Mudar essa lógica depende do planejamento urbano. Para Fonseca, São Paulo deu passos na direção certa ao aprovar, em 2014, e manter, em 2023, um Plano Diretor que estimula construções de residências e postos de trabalho próximos ao transporte público.
A pesquisadora ainda destaca que aproximar moradias do trabalho não é a única estratégia para tornar a cidade mais compacta. Ela defende a criação de postos de trabalho em áreas com grande concentração de moradias e revisões em intervalos mais curtos do planejamento urbano para correções mais certeiras do crescimento das cidades.

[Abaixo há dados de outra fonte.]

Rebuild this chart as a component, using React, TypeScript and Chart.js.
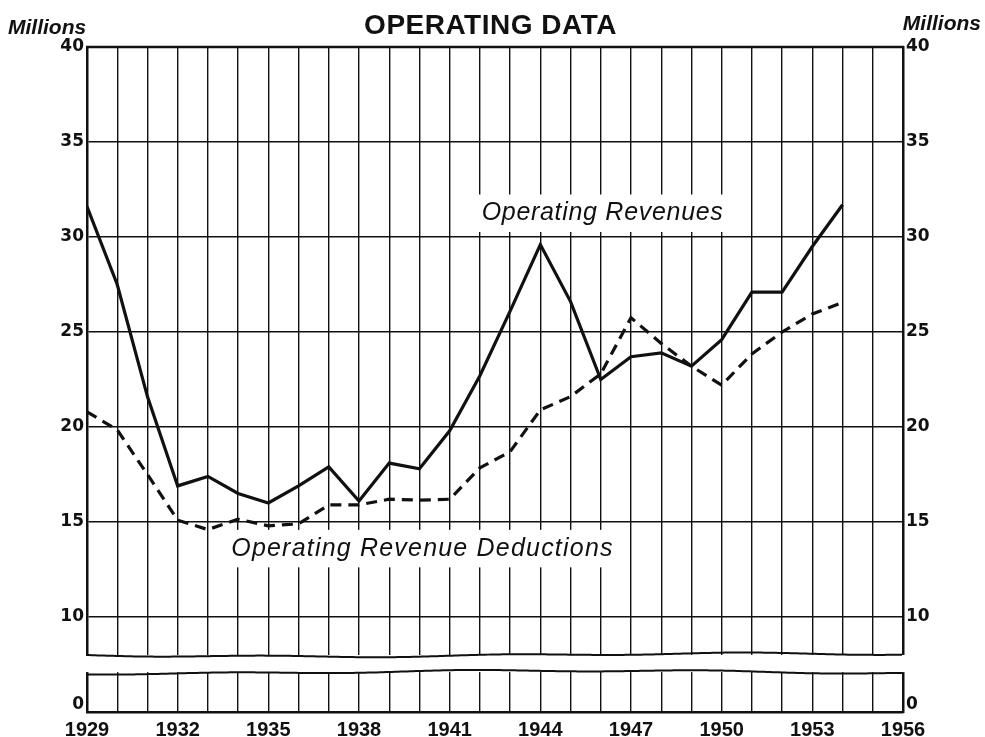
import React, { useEffect, useRef } from "react";
import { Chart, registerables } from "chart.js";

Chart.register(...registerables);

// ---- data ----
const years = [
  1929, 1930, 1931, 1932, 1933, 1934, 1935, 1936, 1937, 1938, 1939, 1940, 1941,
  1942, 1943, 1944, 1945, 1946, 1947, 1948, 1949, 1950, 1951, 1952, 1953, 1954,
];
const operatingRevenues = [
  31.6, 27.5, 21.6, 16.9, 17.4, 16.5, 16.0, 16.9, 17.9, 16.1, 18.1, 17.8, 19.8,
  22.7, 26.1, 29.6, 26.6, 22.5, 23.7, 23.9, 23.2, 24.6, 27.1, 27.1, 29.5, 31.7,
];
const operatingRevenueDeductions = [
  20.8, 19.85, 17.5, 15.1, 14.6, 15.15, 14.8, 14.9, 15.9, 15.9, 16.2, 16.15, 16.2,
  17.85, 18.7, 20.9, 21.6, 22.8, 25.75, 24.4, 23.2, 22.2, 23.85, 25.0, 25.95, 26.55,
];
const yearLabelStart = 1929;
const yearLabelEvery = 3;
const xMin = 1929;
const xMax = 1956;
const yTickValues = [10, 15, 20, 25, 30, 35, 40];
// axis is broken: bottom section shows the zero line
const yBottom = 5;
const zeroTickValue = 5.4;
const breakTop = 8.0;
const breakBottom = 7.1;
const title = "OPERATING DATA";
const unitLabel = "Millions";
const revenuesLabel = "Operating Revenues";
const deductionsLabel = "Operating Revenue Deductions";
const revenuesLabelAt = [1946.06, 31.25];
const deductionsLabelAt = [1940.1, 13.6];

const INK = "#111";

const overlayPlugin = {
  id: "overlay",
  beforeDatasetsDraw(chart: any) {
    const { ctx, chartArea: a, scales } = chart;
    const x = scales.x;
    const y = scales.y;
    ctx.save();
    // top border
    ctx.strokeStyle = INK;
    ctx.lineWidth = 2.5;
    ctx.beginPath();
    ctx.moveTo(a.left - 1, a.top);
    ctx.lineTo(a.right + 1, a.top);
    ctx.stroke();

    // axis break band
    const yt = y.getPixelForValue(breakTop);
    const yb = y.getPixelForValue(breakBottom);
    ctx.fillStyle = "#fff";
    ctx.fillRect(a.left - 3, yt, a.right - a.left + 6, yb - yt);
    ctx.lineWidth = 2;
    ctx.strokeStyle = INK;
    [yt, yb].forEach((yy, k) => {
      ctx.beginPath();
      for (let px = a.left - 1; px <= a.right + 1; px += 3) {
        const t = px - a.left;
        const w =
          Math.sin(t / 38 + k) * 0.9 +
          Math.sin(t / 140 + 1.3 * k) * 1.6;
        if (px === a.left - 1) ctx.moveTo(px, yy + w);
        else ctx.lineTo(px, yy + w);
      }
      ctx.stroke();
    });

    // annotation labels with white backing
    const drawLabel = (text: string, at: number[], size: number, spacing: number) => {
      ctx.font = `italic ${size}px "Liberation Sans", Arial, sans-serif`;
      (ctx as any).letterSpacing = `${spacing}px`;
      const w = ctx.measureText(text).width;
      const cx = x.getPixelForValue(at[0]);
      const cy = y.getPixelForValue(at[1]);
      ctx.fillStyle = "#fff";
      ctx.fillRect(cx - w / 2 - 6, cy - size * 0.75, w + 12, size * 1.5);
      ctx.fillStyle = INK;
      ctx.textAlign = "center";
      ctx.textBaseline = "middle";
      ctx.fillText(text, cx, cy);
      (ctx as any).letterSpacing = "0px";
    };
    drawLabel(revenuesLabel, revenuesLabelAt, 25, 0.7);
    drawLabel(deductionsLabel, deductionsLabelAt, 25, 1.2);
    ctx.restore();
  },
  afterDraw(chart: any) {
    const { ctx, width } = chart;
    ctx.save();
    ctx.fillStyle = INK;
    ctx.textBaseline = "alphabetic";
    ctx.textAlign = "center";
    ctx.font = `bold 28px "Liberation Sans", Arial, sans-serif`;
    (ctx as any).letterSpacing = "0.5px";
    ctx.fillText(title, width / 2 - 2, 34);
    ctx.font = `italic bold 21px "Liberation Sans", Arial, sans-serif`;
    (ctx as any).letterSpacing = "0px";
    ctx.textAlign = "left";
    ctx.fillText(unitLabel, 8, 34);
    ctx.textAlign = "right";
    ctx.fillText(unitLabel, width - 4, 30);
    ctx.restore();
  },
};

function yTicks(scale: any) {
  scale.ticks = [{ value: zeroTickValue }, ...yTickValues.map((v) => ({ value: v }))];
}

export default function App() {
  const canvasRef = useRef<HTMLCanvasElement | null>(null);

  useEffect(() => {
    if (!canvasRef.current) return;
    const yTickFont = { family: '"DejaVu Sans", sans-serif', size: 17, weight: "bold" as const };
    const xTickFont = { family: '"Liberation Sans", Arial, sans-serif', size: 20, weight: "bold" as const };
    const yCommon = {
      type: "linear" as const,
      min: yBottom,
      max: 40,
      afterBuildTicks: yTicks,
      border: { display: true, color: INK, width: 2.5 },
      ticks: {
        color: INK,
        font: yTickFont,
        padding: 3,
        autoSkip: false,
        callback: (v: any) => (v === zeroTickValue ? "0" : String(v)),
      },
    };
    const chart = new Chart(canvasRef.current, {
      type: "line",
      data: {
        datasets: [
          {
            label: revenuesLabel,
            data: years.map((yr, i) => ({ x: yr, y: operatingRevenues[i] })),
            borderColor: INK,
            borderWidth: 3.2,
            pointRadius: 0,
            tension: 0,
          },
          {
            label: deductionsLabel,
            data: years.map((yr, i) => ({ x: yr, y: operatingRevenueDeductions[i] })),
            borderColor: INK,
            borderWidth: 3.2,
            borderDash: [11, 7],
            pointRadius: 0,
            tension: 0,
          },
        ],
      },
      options: {
        animation: false,
        responsive: true,
        maintainAspectRatio: false,
        layout: { padding: { top: 47, left: 0, right: 0, bottom: 0 } },
        plugins: {
          legend: { display: false },
          tooltip: { enabled: false },
          title: { display: false },
        },
        scales: {
          x: {
            type: "linear",
            min: xMin,
            max: xMax,
            afterFit: (s: any) => {
              s.height = 25;
            },
            border: { display: true, color: INK, width: 2.5 },
            grid: {
              color: INK,
              lineWidth: 1.4,
              drawTicks: false,
            },
            ticks: {
              stepSize: 1,
              autoSkip: false,
              maxRotation: 0,
              color: INK,
              font: xTickFont,
              padding: 6,
              callback: (v: any) =>
                (Number(v) - yearLabelStart) % yearLabelEvery === 0 ? String(v) : "",
            },
          },
          y: {
            ...yCommon,
            position: "left",
            afterFit: (s: any) => {
              s.width = 87;
            },
            grid: {
              color: (c: any) => (c.tick && c.tick.value === zeroTickValue ? "rgba(0,0,0,0)" : INK),
              lineWidth: 1.4,
              drawTicks: false,
            },
          },
          y2: {
            ...yCommon,
            position: "right",
            afterFit: (s: any) => {
              s.width = 82;
            },
            grid: { display: false, drawTicks: false },
          },
        },
      },
      plugins: [overlayPlugin],
    } as any);
    return () => chart.destroy();
  }, []);

  return (
    <div style={{ position: "absolute", left: 0, top: 0, width: 985, height: 737, background: "#fff" }}>
      <canvas ref={canvasRef} />
    </div>
  );
}
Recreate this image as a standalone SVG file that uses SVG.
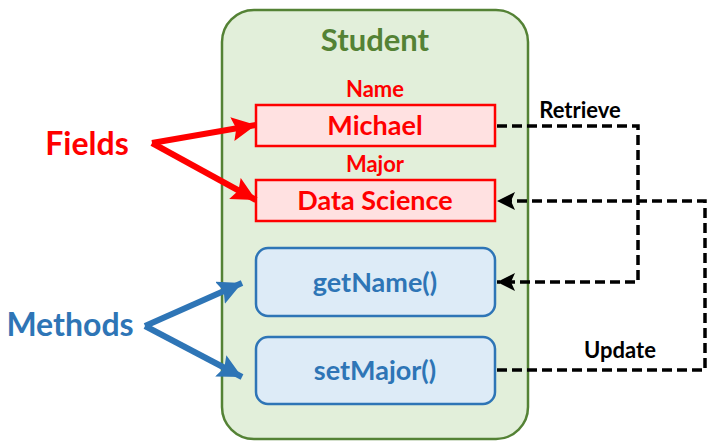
<svg xmlns="http://www.w3.org/2000/svg" width="718" height="446" viewBox="0 0 718 446">
<style>
text{font-family:Lato,"Open Sans","Liberation Sans",sans-serif;font-weight:bold;text-anchor:middle}
.field{fill:#ffe1e1;stroke:#ff0000;stroke-width:2.5}
.meth{fill:#ddebf7;stroke:#2e75b6;stroke-width:2.5}
.dash{fill:none;stroke:#000;stroke-width:3.5;stroke-dasharray:10 5}
.red{stroke:#ff0000;stroke-width:6;fill:none}
.blue{stroke:#2e75b6;stroke-width:6;fill:none}
</style>
<defs>
<marker id="ak" markerUnits="userSpaceOnUse" markerWidth="20" markerHeight="18" refX="18" refY="9" orient="auto"><path d="M0,0 L18,9 L0,18 L4,9 Z" fill="#000"/></marker>
<marker id="ar" markerUnits="userSpaceOnUse" markerWidth="26" markerHeight="26" refX="24" refY="12" orient="auto"><path d="M0,0 L24,12 L0,24 L4,12 Z" fill="#ff0000"/></marker>
<marker id="ab" markerUnits="userSpaceOnUse" markerWidth="26" markerHeight="26" refX="24" refY="12" orient="auto"><path d="M0,0 L24,12 L0,24 L4,12 Z" fill="#2e75b6"/></marker>
</defs>
<g id="student">
<rect x="222" y="10" width="306" height="429" rx="32" fill="#e2efda" stroke="#548235" stroke-width="2.5"/>
<text x="375" y="51" font-size="31" fill="#548235">Student</text>
</g>
<g id="name">
<text x="375" y="97" font-size="22" fill="#ff0000">Name</text>
<rect class="field" x="256" y="105" width="239" height="41"/>
<text x="375" y="135" font-size="27" fill="#ff0000">Michael</text>
</g>
<g id="major">
<text x="375" y="172" font-size="22" fill="#ff0000">Major</text>
<rect class="field" x="256" y="180" width="239" height="41"/>
<text x="375" y="210" font-size="27" fill="#ff0000">Data Science</text>
</g>
<g id="getName">
<rect class="meth" x="256" y="248" width="239" height="68" rx="12"/>
<text x="375" y="292" font-size="27" fill="#2e75b6">getName()</text>
</g>
<g id="setMajor">
<rect class="meth" x="256" y="337" width="239" height="67" rx="12"/>
<text x="375" y="380" font-size="27" fill="#2e75b6">setMajor()</text>
</g>
<g id="fields">
<text x="87" y="155" font-size="32" fill="#ff0000">Fields</text>
</g>
<g id="methods">
<text x="70" y="336" font-size="32" fill="#2e75b6">Methods</text>
</g>
<g id="connectors">
<path class="red" d="M152,143 L256,125" marker-end="url(#ar)"/>
<path class="red" d="M152,143 L256,200" marker-end="url(#ar)"/>
<path class="blue" d="M145,326 L242,283" marker-end="url(#ab)"/>
<path class="blue" d="M145,326 L242,377" marker-end="url(#ab)"/>
<path class="dash" d="M497,126 H638 V282 H497" marker-end="url(#ak)"/>
<path class="dash" d="M497,370 H705 V201 H497" marker-end="url(#ak)"/>
<text x="580" y="118" font-size="22" fill="#000">Retrieve</text>
<text x="620" y="358" font-size="22" fill="#000">Update</text>
</g>
</svg>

Nesse sentido, Fonseca diz ser positivo que o planejamento paulistano, refeito a cada 15 anos, conte com uma revisão intermediária. “Acho que é preciso ler a cidade em tempo real, e o Plano Diretor de São Paulo tem essa preocupação”, diz.
Sobre a eficiência do transporte coletivo paulistano, a gestão do prefeito Ricardo Nunes (MDB) diz ter melhorado o sistema com ônibus maiores e mais modernos, além de ter implantado 54 quilômetros de faixas exclusivas e ter inaugurado o transporte aquático na represa Billings.
A Secretaria dos Transportes Metropolitanos, subordinada ao governador Tarcísio de Freitas (Republicanos), afirma ter quatro linhas de metrô e trem em obras que vão garantir 20 novas estações e mais 24,7 quilômetros de trilhos.